Probably won't reach this level but it's cool to see what's out there

That is neat, we're still a ways from fully robotic shipyards but with robots like this effectively acting as apprentice helpers, doubling or tripling the productivity of specialists, it could significantly reduce build times.

If the Korean sub bid is successful, looks like Hamilton will be the big winner, and yard automation is on the agenda.

 
Interesting to see where this all goes. We already know congress doesn't support the tariffs, so they're likely dead now. I guess it's now a question of whether the government has to pay back the tariff money already collected.
 
Interesting to see where this all goes. We already know congress doesn't support the tariffs, so they're likely dead now. I guess it's now a question of whether the government has to pay back the tariff money already collected.
Trump has alternate means of trying to destroy the global economy, tariffs aren't going anywhere any time soon sadly.
 
I don’t have a subscription to read the article, but seeing Keystone XL being brought up yet again is giving “Here’s how Bernie can still win” vibes
There's an application from a U.S company to build a pipeline that will connect to the Keystone XL infrastructure on the Alberta side
 
Coverage from a non-paywalled site:


It isn't clear if this would require a Presidential permit. This text suggests that it would:

"For now, the Bridger proposal has only just surfaced via a regulatory filing, and a lot would have to fall into place before it becomes steel in the ground. Cross-border coordination, commercial backing from shippers, downstream takeaway solutions from Guernsey, financing, ROW acquisition, and state and federal permits would all need to align"

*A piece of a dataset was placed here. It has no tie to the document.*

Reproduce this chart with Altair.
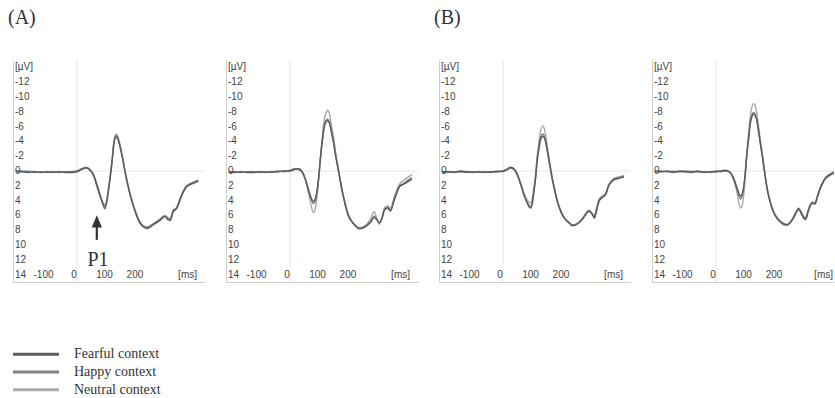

Biden and Obama had the luxury of increasing shale production in denying the Keystone XL permit. Whether future President Newsom would do so in the face of falling US production and rising gasoline prices might be different.
 
This is paywalled. It discusses impending refined product shortages on the west coast and how refined product out of Asia increasingly fills demand. That would leave the considerable US defence installations on the west coast dependent on Chinese supply. This could be an even bigger opportunity for a mega-pipeline to the Pacific than exports to Asia.


Besides their Substack, Doomberg frequents other Substacks and podcasts with very insightful, and often contrary, opinions on finance, energy and technology.
 
Biden and Obama had the luxury of increasing shale production in denying the Keystone XL permit. Whether future President Newsom would do so in the face of falling US production and rising gasoline prices might be different.
I'm not even sure President Trump would support it. He might be under the impression they can get all the heavy crude they need from Venezuela.
 
I'm not even sure President Trump would support it. He might be under the impression they can get all the heavy crude they need from Venezuela.
Predicting what Trump supports or doesn't support from day to day is fool's errand. We might not even get the same answer if you ask him today or two weeks from now.